В отличие от перечисленных подходов мы хотели бы вернуть насилию позитивный характер, хотя возможно и не в том смысле, в котором вы подумали. В конечном счете наша задача состоит в конституировании его негативной (апофатической) гносеологии, онтологии и антропологии. При этом место регулятивных идей чистого разума и постулатов разума практического должны занять их кентаврические двойники: Бог-ложь, свобода-насилие, бессмертие-абсурд, то есть такие вещи-в-себе по преимуществу, которые только и способны аффицировать человеческую чувственность, выступая помимо источников восприятия и познания, причиной бесконечных исторических агоналий, войн и повседневных конфликтов.

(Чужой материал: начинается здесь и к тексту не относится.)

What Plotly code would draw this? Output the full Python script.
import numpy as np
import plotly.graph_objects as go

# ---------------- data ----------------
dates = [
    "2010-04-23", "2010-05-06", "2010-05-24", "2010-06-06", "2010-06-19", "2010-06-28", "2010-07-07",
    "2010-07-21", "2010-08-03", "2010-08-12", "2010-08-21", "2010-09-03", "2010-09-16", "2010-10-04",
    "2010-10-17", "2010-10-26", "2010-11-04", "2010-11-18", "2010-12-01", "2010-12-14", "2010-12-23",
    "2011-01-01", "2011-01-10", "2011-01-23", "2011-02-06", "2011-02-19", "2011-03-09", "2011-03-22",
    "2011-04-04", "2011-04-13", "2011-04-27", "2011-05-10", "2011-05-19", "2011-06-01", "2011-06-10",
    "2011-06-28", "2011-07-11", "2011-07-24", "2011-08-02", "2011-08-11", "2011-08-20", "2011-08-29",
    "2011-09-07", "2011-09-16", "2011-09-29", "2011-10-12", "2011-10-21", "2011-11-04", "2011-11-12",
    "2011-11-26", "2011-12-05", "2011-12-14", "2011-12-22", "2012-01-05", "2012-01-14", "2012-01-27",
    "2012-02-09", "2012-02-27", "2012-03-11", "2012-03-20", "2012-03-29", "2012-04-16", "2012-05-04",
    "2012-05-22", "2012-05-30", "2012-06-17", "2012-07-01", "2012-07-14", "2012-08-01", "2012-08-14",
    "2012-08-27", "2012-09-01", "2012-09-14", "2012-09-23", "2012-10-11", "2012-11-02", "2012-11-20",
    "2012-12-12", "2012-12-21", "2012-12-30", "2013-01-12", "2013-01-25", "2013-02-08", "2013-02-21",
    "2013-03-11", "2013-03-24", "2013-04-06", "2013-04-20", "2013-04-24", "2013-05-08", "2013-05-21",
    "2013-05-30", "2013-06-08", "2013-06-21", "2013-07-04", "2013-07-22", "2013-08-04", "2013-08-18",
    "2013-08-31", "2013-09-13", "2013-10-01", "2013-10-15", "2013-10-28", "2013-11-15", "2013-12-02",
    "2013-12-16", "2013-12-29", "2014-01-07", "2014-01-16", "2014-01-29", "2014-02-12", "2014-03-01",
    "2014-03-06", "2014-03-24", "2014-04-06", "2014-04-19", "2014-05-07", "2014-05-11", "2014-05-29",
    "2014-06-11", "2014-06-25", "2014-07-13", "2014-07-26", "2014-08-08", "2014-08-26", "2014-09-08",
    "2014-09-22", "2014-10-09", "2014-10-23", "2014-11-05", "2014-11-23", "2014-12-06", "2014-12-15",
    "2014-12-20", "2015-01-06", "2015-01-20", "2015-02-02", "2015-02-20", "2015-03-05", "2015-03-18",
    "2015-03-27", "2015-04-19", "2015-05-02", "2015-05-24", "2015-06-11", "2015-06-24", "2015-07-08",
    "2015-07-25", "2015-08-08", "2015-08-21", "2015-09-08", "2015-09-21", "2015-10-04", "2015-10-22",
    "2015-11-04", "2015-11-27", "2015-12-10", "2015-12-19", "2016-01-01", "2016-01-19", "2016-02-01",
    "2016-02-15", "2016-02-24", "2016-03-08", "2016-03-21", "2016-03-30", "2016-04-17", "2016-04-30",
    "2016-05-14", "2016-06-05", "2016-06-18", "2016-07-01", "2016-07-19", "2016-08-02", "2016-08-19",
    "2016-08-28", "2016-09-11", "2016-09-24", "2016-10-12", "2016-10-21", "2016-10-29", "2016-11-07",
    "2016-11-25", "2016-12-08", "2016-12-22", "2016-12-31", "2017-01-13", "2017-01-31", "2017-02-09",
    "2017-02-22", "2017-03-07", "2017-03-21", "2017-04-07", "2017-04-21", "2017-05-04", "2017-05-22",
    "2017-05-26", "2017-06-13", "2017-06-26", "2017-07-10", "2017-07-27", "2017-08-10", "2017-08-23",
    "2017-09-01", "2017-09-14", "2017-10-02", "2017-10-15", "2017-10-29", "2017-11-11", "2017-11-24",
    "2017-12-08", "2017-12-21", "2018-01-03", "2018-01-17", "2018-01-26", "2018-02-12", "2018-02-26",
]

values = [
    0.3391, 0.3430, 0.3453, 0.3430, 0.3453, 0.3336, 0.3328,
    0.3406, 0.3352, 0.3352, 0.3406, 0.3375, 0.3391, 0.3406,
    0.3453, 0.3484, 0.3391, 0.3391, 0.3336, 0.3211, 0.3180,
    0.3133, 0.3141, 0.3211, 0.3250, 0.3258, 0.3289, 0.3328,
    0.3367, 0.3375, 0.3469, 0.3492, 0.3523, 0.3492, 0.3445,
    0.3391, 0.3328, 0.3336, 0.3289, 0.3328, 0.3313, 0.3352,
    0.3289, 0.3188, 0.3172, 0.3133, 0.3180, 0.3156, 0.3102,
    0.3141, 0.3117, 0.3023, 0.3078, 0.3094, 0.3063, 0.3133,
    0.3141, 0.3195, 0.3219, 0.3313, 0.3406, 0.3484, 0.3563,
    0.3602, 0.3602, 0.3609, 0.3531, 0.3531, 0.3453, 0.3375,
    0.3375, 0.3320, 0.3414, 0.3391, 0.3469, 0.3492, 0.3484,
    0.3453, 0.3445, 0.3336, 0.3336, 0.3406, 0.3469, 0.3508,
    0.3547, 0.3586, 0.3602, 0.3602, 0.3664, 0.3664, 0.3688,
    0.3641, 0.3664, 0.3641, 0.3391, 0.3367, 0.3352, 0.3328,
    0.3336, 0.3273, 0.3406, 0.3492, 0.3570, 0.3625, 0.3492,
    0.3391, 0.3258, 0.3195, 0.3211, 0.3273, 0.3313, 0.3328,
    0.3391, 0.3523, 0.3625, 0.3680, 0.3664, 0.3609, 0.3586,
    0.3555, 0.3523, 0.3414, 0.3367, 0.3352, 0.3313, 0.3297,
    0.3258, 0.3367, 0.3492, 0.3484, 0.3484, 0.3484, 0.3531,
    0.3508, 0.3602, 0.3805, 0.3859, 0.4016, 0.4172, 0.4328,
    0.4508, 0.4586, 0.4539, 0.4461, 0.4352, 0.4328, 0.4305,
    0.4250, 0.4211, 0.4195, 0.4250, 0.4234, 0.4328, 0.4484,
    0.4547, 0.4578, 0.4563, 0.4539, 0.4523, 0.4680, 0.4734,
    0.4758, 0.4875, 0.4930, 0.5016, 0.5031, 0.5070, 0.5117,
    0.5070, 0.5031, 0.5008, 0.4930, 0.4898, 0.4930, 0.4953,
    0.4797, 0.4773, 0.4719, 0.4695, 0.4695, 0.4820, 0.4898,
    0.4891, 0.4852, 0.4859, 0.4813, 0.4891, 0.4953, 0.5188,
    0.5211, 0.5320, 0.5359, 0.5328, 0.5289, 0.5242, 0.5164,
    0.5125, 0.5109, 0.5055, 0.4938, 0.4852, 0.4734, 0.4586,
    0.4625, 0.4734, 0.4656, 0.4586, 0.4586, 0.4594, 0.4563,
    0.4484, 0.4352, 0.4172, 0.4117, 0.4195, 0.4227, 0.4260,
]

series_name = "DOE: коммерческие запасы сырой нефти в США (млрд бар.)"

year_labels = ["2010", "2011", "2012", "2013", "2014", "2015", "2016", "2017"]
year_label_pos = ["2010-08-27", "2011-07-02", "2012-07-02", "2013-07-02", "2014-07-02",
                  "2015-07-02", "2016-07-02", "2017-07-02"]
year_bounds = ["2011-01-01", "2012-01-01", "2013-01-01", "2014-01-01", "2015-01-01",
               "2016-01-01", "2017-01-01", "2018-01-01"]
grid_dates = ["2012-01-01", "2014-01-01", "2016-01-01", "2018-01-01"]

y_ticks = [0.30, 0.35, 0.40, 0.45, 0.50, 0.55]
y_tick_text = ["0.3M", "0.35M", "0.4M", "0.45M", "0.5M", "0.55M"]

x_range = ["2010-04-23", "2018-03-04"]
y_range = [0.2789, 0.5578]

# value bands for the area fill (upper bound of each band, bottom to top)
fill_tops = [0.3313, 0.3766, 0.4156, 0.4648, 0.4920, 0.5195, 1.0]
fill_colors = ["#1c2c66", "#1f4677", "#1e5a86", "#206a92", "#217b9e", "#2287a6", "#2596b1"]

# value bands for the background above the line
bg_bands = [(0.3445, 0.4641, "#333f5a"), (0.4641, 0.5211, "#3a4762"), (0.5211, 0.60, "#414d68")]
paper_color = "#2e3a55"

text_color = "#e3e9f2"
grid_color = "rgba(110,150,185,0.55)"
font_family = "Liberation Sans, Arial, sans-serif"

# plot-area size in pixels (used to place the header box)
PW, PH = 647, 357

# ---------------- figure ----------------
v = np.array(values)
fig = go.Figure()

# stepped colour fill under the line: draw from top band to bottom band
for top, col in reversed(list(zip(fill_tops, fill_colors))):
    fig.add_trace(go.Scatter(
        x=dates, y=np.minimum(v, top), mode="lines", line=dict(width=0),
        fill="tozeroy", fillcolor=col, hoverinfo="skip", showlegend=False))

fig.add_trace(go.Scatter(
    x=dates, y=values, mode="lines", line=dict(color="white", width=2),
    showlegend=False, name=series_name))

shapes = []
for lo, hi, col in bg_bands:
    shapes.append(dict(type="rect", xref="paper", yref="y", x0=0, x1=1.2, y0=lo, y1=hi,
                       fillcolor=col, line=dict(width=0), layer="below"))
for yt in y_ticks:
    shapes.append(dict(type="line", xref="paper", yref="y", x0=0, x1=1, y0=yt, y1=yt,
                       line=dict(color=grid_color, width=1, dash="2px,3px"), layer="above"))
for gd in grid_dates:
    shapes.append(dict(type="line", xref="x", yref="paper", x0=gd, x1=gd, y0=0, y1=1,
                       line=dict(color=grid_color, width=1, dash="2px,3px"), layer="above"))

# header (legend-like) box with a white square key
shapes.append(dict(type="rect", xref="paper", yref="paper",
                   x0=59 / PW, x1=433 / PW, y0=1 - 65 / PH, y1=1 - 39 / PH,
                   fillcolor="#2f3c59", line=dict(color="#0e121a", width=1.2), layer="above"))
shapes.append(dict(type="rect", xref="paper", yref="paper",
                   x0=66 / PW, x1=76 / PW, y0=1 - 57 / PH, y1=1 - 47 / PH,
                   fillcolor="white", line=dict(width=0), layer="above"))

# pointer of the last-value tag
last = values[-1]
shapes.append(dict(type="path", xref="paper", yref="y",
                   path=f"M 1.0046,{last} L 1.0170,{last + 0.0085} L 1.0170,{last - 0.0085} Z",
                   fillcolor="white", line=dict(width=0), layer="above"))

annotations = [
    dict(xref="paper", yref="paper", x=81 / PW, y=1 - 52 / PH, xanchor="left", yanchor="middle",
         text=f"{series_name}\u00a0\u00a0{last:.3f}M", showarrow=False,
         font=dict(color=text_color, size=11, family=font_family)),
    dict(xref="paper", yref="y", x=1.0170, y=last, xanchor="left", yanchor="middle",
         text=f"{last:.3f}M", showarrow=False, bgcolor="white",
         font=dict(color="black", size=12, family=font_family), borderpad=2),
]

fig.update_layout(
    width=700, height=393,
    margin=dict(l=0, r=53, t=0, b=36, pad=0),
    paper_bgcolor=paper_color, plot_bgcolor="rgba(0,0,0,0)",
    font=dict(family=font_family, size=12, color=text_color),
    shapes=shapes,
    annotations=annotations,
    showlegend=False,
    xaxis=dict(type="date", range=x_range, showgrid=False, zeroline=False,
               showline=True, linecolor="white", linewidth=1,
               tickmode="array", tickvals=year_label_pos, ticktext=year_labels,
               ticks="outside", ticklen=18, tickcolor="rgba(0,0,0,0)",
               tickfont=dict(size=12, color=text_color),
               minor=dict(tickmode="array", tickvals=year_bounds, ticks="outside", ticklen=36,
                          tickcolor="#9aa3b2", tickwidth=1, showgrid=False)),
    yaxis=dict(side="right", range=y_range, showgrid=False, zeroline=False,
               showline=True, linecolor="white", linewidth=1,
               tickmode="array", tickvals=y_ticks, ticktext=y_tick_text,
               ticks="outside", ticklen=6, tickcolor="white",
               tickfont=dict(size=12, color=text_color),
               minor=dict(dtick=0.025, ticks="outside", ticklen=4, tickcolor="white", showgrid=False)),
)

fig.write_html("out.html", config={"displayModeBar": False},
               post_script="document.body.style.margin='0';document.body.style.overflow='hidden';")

В результате такие респектабельные философские понятия как бытия, субстанции, субъекта и т.д., оказываются в нашей исследовательской стратегии под подозрением, но не в привычном смысле обнаружения за их концептуальным фасадом некоторой подлинной социальности, истины политического, воли-к-власти, сексуальности или «капитала», а, напротив, имманентного процесса самоочищения философии от следов насилия в контексте десакрализации политической метафизики, как версии истории секуляризации ритуальных языковых практик, носящих неявный насильственный характер.

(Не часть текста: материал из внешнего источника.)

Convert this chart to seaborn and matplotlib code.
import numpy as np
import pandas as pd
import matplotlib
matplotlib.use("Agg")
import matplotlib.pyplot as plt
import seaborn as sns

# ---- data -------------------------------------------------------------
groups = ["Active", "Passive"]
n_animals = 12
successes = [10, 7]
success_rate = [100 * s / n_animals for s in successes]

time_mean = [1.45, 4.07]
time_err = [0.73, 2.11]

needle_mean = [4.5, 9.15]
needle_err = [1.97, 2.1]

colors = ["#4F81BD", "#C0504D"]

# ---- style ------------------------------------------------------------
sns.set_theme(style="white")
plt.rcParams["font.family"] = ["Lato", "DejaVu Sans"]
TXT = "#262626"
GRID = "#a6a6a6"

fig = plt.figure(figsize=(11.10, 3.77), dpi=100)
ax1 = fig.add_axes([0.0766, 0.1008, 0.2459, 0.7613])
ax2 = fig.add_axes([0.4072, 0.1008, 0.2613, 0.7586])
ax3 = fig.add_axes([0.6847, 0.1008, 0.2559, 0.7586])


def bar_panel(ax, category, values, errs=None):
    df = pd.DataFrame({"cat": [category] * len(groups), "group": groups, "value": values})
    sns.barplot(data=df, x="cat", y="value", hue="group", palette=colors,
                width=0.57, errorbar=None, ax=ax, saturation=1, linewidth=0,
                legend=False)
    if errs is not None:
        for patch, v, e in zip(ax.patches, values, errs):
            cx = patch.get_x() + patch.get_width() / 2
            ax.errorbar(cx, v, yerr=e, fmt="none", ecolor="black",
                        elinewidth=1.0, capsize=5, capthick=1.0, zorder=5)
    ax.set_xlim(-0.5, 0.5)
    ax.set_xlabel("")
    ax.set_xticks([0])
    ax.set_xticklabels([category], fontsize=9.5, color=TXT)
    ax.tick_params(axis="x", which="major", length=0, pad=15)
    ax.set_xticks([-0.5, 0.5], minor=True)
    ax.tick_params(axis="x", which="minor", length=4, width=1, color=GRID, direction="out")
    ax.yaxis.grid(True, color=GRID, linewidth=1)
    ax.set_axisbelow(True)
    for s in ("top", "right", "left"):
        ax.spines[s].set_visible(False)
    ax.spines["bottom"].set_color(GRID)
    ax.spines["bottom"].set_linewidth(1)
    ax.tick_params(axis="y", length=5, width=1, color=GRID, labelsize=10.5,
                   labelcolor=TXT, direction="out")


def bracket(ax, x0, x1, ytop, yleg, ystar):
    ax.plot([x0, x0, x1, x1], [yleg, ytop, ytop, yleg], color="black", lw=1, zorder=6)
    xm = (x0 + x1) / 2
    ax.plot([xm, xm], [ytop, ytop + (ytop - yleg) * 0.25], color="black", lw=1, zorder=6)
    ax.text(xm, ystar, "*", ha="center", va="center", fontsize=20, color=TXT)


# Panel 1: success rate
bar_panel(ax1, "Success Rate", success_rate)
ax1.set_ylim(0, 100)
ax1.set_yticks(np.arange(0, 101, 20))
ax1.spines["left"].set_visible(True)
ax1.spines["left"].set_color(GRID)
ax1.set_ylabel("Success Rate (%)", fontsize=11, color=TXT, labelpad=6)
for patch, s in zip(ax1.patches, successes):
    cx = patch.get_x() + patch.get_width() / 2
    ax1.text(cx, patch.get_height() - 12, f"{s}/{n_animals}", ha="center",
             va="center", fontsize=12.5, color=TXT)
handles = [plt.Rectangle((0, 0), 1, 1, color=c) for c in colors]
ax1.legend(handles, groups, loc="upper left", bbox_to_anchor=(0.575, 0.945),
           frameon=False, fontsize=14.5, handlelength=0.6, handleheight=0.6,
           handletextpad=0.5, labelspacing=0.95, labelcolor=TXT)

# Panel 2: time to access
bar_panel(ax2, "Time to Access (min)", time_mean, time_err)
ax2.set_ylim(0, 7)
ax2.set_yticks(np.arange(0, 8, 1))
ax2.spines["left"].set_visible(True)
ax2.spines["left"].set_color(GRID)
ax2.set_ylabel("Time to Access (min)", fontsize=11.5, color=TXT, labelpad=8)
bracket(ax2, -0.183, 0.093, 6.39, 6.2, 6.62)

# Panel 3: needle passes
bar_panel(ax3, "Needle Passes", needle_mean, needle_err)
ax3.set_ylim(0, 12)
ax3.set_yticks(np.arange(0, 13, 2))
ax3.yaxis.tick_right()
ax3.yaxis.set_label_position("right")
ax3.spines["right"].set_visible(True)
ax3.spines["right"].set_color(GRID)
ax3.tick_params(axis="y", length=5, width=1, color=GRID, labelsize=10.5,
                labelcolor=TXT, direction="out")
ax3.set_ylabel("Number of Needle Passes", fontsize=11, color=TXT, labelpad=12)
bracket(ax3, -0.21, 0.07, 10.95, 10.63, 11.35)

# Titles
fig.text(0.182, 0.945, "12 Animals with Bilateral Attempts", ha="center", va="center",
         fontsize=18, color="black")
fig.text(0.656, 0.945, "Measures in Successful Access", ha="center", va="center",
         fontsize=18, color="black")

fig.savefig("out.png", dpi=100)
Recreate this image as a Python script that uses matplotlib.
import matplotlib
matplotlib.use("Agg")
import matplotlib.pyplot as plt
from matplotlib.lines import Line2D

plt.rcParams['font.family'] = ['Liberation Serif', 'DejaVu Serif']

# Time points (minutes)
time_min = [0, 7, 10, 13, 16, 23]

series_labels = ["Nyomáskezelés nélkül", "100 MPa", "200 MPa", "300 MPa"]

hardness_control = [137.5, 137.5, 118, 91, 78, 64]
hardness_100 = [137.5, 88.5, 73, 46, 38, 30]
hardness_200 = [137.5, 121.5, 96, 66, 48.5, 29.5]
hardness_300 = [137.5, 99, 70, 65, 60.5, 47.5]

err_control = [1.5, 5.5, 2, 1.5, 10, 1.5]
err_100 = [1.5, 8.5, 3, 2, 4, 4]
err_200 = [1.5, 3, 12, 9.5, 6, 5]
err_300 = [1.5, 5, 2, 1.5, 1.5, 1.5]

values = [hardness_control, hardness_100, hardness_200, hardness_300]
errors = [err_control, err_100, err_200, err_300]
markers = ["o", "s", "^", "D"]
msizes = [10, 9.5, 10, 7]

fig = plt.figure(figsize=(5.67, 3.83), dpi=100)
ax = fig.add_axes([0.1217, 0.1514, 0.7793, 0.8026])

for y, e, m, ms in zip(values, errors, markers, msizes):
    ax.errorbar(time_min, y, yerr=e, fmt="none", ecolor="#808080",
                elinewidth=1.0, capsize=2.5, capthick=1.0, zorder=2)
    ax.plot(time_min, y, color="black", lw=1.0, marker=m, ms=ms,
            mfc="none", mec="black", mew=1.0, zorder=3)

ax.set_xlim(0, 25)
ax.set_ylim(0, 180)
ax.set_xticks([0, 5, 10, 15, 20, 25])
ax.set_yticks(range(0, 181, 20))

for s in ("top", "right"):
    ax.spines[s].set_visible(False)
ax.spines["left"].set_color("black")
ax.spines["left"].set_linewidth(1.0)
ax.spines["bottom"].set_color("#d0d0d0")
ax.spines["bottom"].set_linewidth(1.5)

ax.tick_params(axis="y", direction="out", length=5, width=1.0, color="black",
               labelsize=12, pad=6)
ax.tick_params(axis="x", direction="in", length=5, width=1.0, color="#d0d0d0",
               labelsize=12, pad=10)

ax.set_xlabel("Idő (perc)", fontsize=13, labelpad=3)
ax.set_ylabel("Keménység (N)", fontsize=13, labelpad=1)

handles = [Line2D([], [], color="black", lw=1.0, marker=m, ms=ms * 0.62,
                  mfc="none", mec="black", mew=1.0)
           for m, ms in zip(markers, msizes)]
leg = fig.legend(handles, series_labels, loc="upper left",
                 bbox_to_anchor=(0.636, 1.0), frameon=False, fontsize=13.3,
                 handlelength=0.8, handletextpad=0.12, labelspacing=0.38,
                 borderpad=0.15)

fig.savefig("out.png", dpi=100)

Отдельной трудностью для нас остается то обстоятельство, что в перспективе подобного очищения, философия должна будет скорее всего обратить на саму себя рефлексивный акт своеобразного языкового и ментального насилия, стараясь одновременно избежать повторного заражения.

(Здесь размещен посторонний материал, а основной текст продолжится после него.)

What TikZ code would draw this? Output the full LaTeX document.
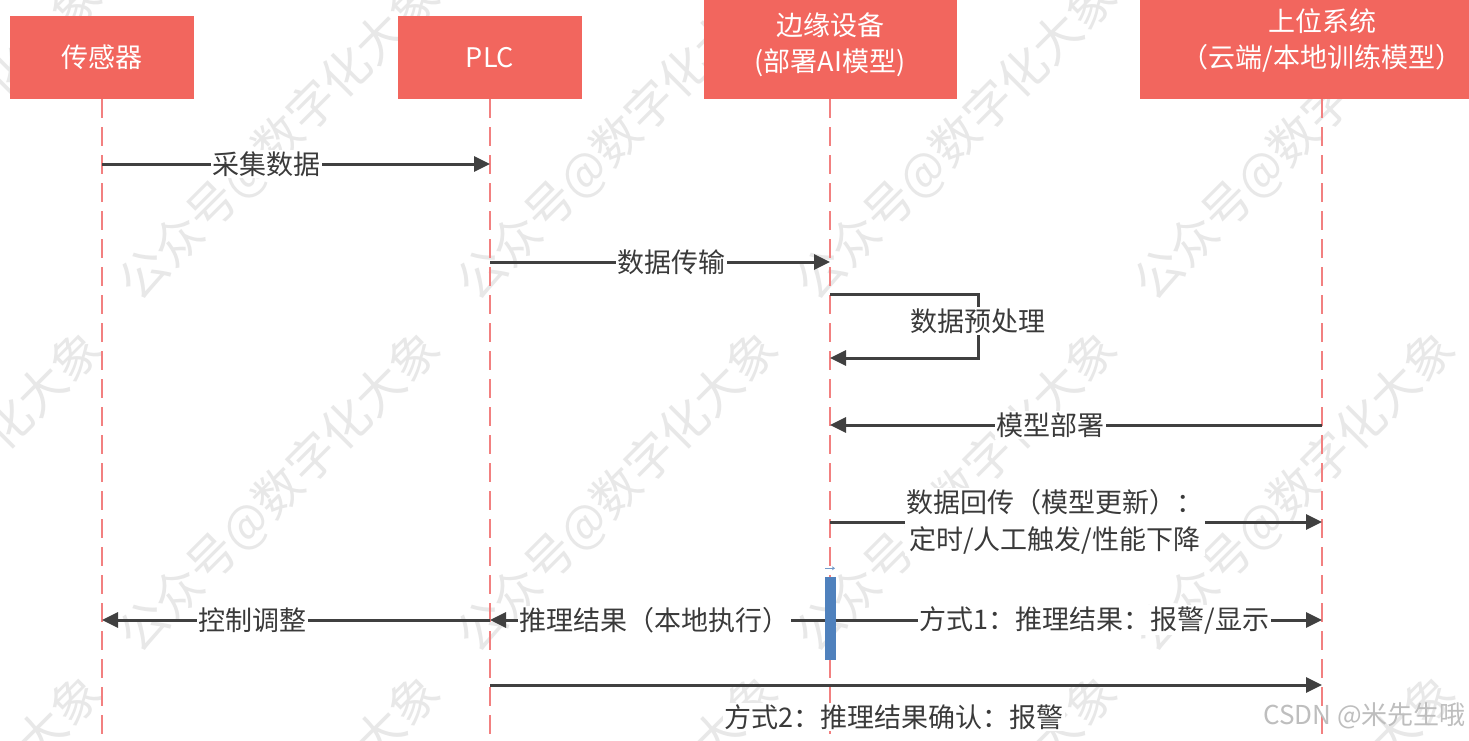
\documentclass[tikz,border=0pt]{standalone}
\usepackage{fontspec}
\setmainfont{Noto Sans CJK SC}
\usetikzlibrary{arrows.meta}
\definecolor{boxred}{RGB}{242,102,94}
\definecolor{linegray}{RGB}{64,64,64}
\definecolor{textgray}{RGB}{58,58,58}
\definecolor{lifered}{RGB}{242,128,128}
\definecolor{barblue}{RGB}{79,129,189}
\definecolor{wmgray}{RGB}{232,232,232}
\definecolor{csdngray}{RGB}{190,190,190}
\begin{document}
\begin{tikzpicture}[x=1pt,y=-1pt,
  actor/.style={fill=boxred, text=white, align=center, inner sep=0pt, font=\fontsize{27}{36}\selectfont},
  msg/.style={draw=linegray, line width=3pt, -{Triangle[length=16pt,width=15pt]}},
  lbl/.style={fill=white, text=textgray, inner sep=1.5pt, align=center, font=\fontsize{27}{37}\selectfont},
  life/.style={draw=lifered, line width=1.3pt, dash pattern=on 19pt off 9pt},
  wm/.style={text=wmgray, rotate=45, inner sep=0pt, font=\fontsize{48}{48}\selectfont},
  actbar/.style={fill=barblue, minimum width=11pt, minimum height=83pt, inner sep=0pt},
]
\useasboundingbox (0,0) rectangle (1469,741);
\clip (0,0) rectangle (1469,741);
\fill[white] (0,0) rectangle (1469,741);

% watermark
\foreach \cx [count=\i] in {-58,280,618,957,1295,1633}
  \foreach \cy [count=\j] in {140,492,836}
    \node[wm] (wm\i-\j) at (\cx,\cy) {公众号@数字化大象};

% actors
\node[actor, minimum width=184pt, minimum height=83pt] (sensor) at (102,57.5) {传感器};
\node[actor, minimum width=184pt, minimum height=83pt] (plc) at (490,57.5) {PLC};
\node[actor, minimum width=253pt, minimum height=108pt] (edge) at (830,45) {边缘设备\\(部署AI模型)};
\node[actor, minimum width=364pt, minimum height=118pt] (upper) at (1322,40) {上位系统\\（云端/本地训练模型）};

% lifelines
\coordinate (bot) at (0,741);
\foreach \a in {sensor,plc,edge,upper}
  \draw[life] (\a.south) -- (\a.south |- bot);

% message rows
\coordinate (r1) at (0,164);
\coordinate (r2) at (0,262);
\coordinate (r3b) at (0,358);
\coordinate (lp) at (978,294);
\coordinate (r4) at (0,425);
\coordinate (r5) at (0,522);
\coordinate (r6) at (0,620);
\coordinate (r7) at (0,685);

\draw[msg] (sensor |- r1) -- node[lbl, pos=0.425] {采集数据} (plc |- r1);
\draw[msg] (plc |- r2) -- node[lbl, pos=0.535] {数据传输} (edge |- r2);
\draw[msg] (edge |- lp) -- (lp) -- node[lbl, pos=0.42] {数据预处理} (lp |- r3b) -- (edge |- r3b);
\draw[msg] (upper |- r4) -- node[lbl, pos=0.551] {模型部署} (edge |- r4);
\draw[msg] (edge |- r5) -- node[lbl, pos=0.457] {数据回传（模型更新）：\\定时/人工触发/性能下降} (upper |- r5);
\draw[msg] (edge |- r6) -- node[lbl, pos=0.538] {方式1：推理结果：报警/显示} (upper |- r6);
\draw[msg] (edge |- r6) -- node[lbl, pos=0.515] {推理结果（本地执行）} (plc |- r6);
\draw[msg] (plc |- r6) -- node[lbl, pos=0.611] {控制调整} (sensor |- r6);
\draw[msg] (plc |- r7) -- node[lbl, pos=0.486, yshift=-32pt] {方式2：推理结果确认：报警} (upper |- r7);

% activation bar
\node[actbar] (act) at (830,618) {};
\draw[barblue!80, line width=0.8pt, -{Stealth[length=3pt,width=4pt]}]
  ([xshift=-5pt,yshift=8pt]act.north) -- ([xshift=5pt,yshift=8pt]act.north);

% credit
\node[text=csdngray, anchor=east, inner sep=0pt, font=\fontsize{26}{26}\selectfont] (csdn) at (1466,716) {CSDN @米先生哦};
\end{tikzpicture}
\end{document}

Что касается самих политических, социальных и этических проблем, то они выступают здесь лишь в качестве проблемных тематических блоков — живых метафор собственно философских («метафизических») проблем современности.
Темы занятий:
1. Введение: От мифа к трагедии — от насилия всеобщего к учредительному. Принуждение и свобода в жертвенном ритуале: биологические и антропологические концепции насилия в природе и обществе.
2. Роль агрессии и насилия в антропогенезе: становлении государства и индивидуального самосознания. Апологии насилия в истории философии.
3. Теории происхождения и критики насилия: Насилие божественного несуществования в «К генеалогии морали» Фр. Ницше и «К критике насилия» Вальтера Беньямина. Виды и функции насилия: а) насилие правоустанавливающее и правоподдерживающее; б) грабительское насилие и ненасильственные средства улаживания социальных конфликтов; в) чистое («божественное») и мифическое насилие; г) политическая (буржуазная) и всеобщая пролетарская забастовка как примеры полицейского и чистого насилия; д) еще-небытие справедливого человека и «голая жизнь»; е) бытие, свобода и «врата справедливости».
4. Насилие в психоанализе. Садизм и мазохизм как культурные идеалы и психические перверсии.
5. Насилие в контекстах еврейской мистики, католической теологии, протестантизма и русской религиозной мысли. Этика ненасилия и парадоксы пацифизма.
6. Моральное оправдание зла и этика «левого» насилия: от марксизма к фашизму.
Романтизация насилия и эстетизация смерти в
К. Шмитт, Э. Юнгер.
7. Лево- и праволиберальные версии критики насилия: Х. Арендт, М. Фуко, П. Слотердайк, П. Вайбель, С. Жижек.
8. Насилие и метафизика: насилие дискурса, этика Другого, деконструкция и философия различия: Батай-Деррида-Левинас.
9. Ведьмы, монашки и проститутки: место насилия в феминистских теориях и современных гендерных исследованиях (М. Фуко, Д. Батлер, Ю. Хальберстам, Р. Коннелл, Л. Эдельман).
10. Образы насилия и фигуры исключения в актуальной политике и их отражение в массовой культуре, медийной философии и современных междисциплинарных исследованиях. Репрезентация и анализ насилия в авторском и массовом кинематографе: призраки, вампиры, оборотни и зомби.